The inadvertent release of mercury by millions of artisanal gold miners has been a crisis for the jewelry industry for decades. Mercury toxins are increasingly polluting our soil, water, and air, causing health and environmental impacts far beyond the mining communities.
In 2020, Mercury Free Mining and the Alliance for Responsible Mining (ARM), a Colombian NGO, began working together to identify mine sites in South America to initiate a mercury-free processor testing program. Sites were considered based on their mercury use and a need to improve living conditions.
Then in 2021, a generous grant from the Gemological Institute of America (GIA), enabled ARM and MFM to launch a program with two Peruvian mining communities. The goal was to analyze tools and processes with the greatest potential to eliminate the use of mercury.
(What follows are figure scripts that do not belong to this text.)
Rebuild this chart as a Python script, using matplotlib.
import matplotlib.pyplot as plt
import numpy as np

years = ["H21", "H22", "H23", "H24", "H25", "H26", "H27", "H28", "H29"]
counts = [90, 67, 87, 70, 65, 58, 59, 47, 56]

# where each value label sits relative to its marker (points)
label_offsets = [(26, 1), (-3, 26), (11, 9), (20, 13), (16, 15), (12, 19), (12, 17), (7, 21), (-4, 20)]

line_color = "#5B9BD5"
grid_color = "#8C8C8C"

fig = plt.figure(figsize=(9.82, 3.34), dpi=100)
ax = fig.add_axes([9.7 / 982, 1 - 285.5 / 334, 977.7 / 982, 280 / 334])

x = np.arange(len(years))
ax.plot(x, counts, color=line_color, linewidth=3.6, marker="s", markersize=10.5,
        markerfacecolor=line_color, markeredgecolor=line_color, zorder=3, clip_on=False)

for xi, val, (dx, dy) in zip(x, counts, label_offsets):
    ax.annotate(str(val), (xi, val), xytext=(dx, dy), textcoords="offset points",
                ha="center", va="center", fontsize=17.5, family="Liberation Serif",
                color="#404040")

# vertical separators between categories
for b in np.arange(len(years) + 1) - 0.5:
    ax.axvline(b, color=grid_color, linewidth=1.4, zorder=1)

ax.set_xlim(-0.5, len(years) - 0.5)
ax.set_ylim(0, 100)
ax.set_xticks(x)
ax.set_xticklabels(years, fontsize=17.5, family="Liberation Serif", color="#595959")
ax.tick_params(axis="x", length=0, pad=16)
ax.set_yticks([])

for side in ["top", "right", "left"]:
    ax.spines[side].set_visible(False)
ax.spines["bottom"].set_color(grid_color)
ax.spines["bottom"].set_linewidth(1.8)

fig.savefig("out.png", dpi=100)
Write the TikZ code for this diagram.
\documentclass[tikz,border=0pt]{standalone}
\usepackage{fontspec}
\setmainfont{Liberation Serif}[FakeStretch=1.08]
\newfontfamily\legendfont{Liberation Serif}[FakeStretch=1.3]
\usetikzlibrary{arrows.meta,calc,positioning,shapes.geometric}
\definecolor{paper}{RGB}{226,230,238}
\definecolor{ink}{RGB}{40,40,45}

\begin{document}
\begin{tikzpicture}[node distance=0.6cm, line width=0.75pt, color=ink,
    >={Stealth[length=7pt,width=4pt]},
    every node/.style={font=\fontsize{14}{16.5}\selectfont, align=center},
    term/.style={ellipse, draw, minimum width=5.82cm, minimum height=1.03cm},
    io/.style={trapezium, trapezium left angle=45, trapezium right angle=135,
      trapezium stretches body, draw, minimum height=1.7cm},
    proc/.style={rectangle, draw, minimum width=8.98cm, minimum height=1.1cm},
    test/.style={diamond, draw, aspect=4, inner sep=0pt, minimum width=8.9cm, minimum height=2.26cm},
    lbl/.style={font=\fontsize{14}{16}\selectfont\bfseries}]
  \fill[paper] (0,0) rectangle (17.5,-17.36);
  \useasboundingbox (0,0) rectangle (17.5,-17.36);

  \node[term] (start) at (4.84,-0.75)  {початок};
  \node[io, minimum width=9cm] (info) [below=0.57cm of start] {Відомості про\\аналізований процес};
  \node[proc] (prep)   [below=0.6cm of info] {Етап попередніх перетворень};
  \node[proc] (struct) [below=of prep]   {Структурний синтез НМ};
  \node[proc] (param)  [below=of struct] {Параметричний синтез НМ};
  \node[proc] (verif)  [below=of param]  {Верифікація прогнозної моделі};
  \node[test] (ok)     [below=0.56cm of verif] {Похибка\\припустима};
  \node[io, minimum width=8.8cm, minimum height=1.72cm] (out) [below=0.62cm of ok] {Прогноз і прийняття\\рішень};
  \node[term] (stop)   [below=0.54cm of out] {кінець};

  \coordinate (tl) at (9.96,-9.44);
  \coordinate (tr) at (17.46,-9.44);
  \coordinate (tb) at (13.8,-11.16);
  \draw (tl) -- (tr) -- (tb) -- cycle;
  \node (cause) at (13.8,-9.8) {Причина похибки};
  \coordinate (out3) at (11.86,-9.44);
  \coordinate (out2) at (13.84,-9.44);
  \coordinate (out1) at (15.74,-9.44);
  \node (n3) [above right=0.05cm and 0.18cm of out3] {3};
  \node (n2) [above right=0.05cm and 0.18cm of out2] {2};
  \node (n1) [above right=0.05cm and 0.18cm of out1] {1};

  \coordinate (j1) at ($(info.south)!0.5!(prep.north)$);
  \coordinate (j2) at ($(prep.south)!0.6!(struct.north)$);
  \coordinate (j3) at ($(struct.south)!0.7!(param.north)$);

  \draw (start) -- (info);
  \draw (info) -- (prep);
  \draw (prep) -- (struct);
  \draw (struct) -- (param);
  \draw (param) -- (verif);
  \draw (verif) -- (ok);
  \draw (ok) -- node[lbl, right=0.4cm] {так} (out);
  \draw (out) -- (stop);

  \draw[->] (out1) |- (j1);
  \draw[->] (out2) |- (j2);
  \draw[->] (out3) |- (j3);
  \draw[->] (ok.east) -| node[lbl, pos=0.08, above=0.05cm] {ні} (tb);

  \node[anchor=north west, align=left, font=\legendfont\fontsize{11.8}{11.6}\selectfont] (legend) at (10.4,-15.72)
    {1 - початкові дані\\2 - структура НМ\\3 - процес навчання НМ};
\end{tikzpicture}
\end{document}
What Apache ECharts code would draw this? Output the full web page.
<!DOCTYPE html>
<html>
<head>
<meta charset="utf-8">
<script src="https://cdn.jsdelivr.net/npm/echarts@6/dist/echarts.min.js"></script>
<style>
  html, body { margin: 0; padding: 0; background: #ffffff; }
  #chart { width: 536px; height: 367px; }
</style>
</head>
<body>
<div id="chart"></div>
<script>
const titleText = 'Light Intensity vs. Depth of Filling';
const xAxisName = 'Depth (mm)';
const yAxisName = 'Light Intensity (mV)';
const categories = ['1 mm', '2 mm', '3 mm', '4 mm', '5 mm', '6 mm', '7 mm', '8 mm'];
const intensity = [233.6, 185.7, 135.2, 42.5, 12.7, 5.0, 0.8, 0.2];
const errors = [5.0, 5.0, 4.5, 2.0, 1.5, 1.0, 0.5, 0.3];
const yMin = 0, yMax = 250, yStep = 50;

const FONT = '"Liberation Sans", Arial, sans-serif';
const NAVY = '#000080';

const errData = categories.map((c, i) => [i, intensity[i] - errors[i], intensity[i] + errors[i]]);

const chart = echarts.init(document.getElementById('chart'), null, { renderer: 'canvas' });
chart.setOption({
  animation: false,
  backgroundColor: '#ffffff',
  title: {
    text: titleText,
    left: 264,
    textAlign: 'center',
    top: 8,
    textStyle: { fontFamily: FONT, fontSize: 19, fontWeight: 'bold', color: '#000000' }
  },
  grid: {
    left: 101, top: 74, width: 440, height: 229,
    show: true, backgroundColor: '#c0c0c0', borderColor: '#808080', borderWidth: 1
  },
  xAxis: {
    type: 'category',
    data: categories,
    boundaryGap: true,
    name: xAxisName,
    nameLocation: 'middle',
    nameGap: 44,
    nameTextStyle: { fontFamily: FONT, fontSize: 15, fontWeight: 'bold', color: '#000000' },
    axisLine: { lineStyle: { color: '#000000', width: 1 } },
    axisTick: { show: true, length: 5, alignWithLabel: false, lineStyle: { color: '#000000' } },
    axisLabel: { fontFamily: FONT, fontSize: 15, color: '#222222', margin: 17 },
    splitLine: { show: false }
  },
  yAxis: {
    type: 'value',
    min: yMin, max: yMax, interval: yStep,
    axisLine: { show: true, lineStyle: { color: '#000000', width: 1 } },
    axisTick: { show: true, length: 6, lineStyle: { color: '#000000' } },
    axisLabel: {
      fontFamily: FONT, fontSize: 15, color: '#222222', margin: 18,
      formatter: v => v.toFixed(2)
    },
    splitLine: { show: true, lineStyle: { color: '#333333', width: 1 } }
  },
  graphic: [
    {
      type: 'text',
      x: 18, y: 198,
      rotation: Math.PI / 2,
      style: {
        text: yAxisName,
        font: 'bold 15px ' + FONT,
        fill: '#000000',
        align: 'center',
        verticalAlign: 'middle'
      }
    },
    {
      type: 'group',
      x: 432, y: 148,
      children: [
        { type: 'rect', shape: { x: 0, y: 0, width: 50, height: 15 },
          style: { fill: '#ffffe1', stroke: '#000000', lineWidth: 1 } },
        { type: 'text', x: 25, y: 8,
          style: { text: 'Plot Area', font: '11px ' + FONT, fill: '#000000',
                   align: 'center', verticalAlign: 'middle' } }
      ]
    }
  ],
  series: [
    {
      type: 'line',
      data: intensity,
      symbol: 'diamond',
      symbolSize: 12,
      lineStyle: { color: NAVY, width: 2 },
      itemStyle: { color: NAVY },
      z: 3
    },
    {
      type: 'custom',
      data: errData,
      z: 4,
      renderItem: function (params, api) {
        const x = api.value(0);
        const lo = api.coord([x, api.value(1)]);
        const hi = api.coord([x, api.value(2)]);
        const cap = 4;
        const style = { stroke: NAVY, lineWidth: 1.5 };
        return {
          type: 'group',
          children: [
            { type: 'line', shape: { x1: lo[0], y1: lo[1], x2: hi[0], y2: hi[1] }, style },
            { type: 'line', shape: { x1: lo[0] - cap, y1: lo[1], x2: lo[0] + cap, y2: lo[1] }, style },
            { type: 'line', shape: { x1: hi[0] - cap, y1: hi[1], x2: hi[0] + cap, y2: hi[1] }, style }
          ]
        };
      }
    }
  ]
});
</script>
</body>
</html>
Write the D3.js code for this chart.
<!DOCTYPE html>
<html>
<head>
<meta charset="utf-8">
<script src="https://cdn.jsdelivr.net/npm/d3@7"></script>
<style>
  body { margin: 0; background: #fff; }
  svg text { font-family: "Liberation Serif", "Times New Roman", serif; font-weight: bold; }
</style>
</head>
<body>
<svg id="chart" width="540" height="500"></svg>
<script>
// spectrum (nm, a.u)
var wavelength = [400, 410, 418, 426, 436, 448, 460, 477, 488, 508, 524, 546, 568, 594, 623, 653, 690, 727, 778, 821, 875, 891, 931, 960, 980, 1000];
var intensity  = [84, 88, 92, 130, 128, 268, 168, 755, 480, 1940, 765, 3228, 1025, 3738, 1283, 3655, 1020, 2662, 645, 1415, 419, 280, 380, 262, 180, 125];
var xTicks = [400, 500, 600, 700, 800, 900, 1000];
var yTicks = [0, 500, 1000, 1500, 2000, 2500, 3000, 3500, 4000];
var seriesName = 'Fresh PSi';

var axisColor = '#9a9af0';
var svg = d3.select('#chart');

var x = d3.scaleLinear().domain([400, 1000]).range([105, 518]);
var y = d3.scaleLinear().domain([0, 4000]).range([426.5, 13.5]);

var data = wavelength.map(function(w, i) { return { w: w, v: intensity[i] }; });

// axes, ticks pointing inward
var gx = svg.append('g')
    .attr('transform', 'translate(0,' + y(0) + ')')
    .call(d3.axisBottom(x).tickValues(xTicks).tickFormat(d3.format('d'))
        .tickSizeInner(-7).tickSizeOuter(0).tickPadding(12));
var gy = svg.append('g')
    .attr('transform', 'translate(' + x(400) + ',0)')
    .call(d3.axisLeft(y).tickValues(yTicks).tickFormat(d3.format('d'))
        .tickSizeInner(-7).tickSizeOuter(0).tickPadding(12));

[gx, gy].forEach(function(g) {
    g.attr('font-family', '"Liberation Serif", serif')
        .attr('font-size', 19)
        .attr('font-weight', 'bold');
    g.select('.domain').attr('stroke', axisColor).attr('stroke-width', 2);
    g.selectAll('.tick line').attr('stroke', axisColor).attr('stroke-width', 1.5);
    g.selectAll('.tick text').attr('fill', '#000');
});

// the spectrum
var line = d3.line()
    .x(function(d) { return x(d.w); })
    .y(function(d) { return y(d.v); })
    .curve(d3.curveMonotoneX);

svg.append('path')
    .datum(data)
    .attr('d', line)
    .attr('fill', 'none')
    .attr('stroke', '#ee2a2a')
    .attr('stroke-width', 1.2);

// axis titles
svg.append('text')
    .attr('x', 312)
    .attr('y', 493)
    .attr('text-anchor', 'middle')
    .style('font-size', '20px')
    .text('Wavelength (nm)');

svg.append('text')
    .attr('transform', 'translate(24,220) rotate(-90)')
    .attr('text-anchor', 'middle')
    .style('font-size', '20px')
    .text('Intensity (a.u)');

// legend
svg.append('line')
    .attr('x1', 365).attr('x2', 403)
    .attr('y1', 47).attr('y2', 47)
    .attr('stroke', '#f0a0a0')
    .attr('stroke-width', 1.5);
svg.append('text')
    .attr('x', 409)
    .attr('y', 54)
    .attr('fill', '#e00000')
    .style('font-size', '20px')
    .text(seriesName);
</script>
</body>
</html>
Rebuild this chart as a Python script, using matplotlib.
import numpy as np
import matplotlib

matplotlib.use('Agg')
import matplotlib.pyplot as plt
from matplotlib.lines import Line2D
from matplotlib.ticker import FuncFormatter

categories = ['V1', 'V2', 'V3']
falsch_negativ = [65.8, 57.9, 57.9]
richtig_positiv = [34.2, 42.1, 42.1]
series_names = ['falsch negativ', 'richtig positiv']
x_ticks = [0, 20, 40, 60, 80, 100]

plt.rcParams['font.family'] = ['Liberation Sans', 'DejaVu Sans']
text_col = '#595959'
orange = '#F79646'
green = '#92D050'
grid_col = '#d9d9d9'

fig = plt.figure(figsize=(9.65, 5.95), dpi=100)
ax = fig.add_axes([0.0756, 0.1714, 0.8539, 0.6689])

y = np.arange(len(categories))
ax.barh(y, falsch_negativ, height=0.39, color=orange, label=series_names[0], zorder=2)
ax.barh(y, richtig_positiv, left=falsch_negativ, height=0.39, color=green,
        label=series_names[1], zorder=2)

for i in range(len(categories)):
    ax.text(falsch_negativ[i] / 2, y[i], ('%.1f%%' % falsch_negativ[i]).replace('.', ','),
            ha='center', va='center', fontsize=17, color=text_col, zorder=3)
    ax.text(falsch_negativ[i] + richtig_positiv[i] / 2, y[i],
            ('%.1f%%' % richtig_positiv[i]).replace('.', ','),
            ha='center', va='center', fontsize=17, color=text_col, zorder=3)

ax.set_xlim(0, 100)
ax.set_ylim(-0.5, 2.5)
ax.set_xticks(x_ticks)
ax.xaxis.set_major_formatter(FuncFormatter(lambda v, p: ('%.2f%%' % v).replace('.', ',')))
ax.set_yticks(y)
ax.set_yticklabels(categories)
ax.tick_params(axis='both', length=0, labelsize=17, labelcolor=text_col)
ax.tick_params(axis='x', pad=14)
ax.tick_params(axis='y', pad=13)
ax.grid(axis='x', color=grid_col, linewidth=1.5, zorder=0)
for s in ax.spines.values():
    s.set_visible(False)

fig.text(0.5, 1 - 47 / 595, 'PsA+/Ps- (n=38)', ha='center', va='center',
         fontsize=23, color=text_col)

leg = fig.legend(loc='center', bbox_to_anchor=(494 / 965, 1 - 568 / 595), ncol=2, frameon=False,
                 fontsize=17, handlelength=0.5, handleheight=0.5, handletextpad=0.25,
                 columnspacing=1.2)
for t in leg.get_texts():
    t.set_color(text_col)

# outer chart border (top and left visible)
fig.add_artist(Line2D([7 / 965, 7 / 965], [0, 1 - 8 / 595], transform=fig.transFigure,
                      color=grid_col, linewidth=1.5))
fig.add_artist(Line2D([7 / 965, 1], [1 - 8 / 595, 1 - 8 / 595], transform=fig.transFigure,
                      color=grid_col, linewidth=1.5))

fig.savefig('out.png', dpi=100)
Six processors were identified by MFM. A study was designed to examine each alternative from the standpoint of cost, practicality, and output.
While the various processors produced a range of results, the GOLDROP processor produced surprising and promising gold recovery rates across the ore types.
MFM CEO Toby Pomeroy stated: “I’m thrilled by the preliminary test results we’re seeing from GOLDROP, and I can’t wait to see if it performs as well in mercury-dependent mining communities. Safe, effective gold ore concentration that enables miners to live healthier, more profitable lives will be a dream come true for millions of people.”
While these lab findings are encouraging, and more positive than the MFM and ARM teams had anticipated, the program now is shifting to provide the gold miners with the GOLDROP to test the equipment for themselves.
Gina D’Amato, ARM’s Executive Director stated: “At ARM, we are convinced that sustainable development is only possible from an inclusive perspective. ASM (artisanal small mining) communities can be part of the solution when they have access to technological and training alternatives such as the ones we are developing together with MFM. These actions, together with access to formal and fair markets, support dignified livelihoods.”
Due to current political unrest in Peru, the research and processor testing will continue in San Antonio, a village of 500 in Antioquia, Colombia that depends on gold mining to survive. San Antonio’s gold ore will be analyzed and the efficiency of various processors in separating fine gold particles without mercury will be tested.
Once field testing is complete a more detailed analysis of the lab and field-testing phases will be released.
Susan Jacques, President, and CEO of GIA said: “Today, more than ever, it is imperative that our industry operate in a responsible and sustainable way. In addition to each of us doing what we can in our own operations, we can and should invest in others who are pointing the way to making real change. We are proud to support this program as part of our commitment to our mission of ensuring the public trust in gems and jewelry.”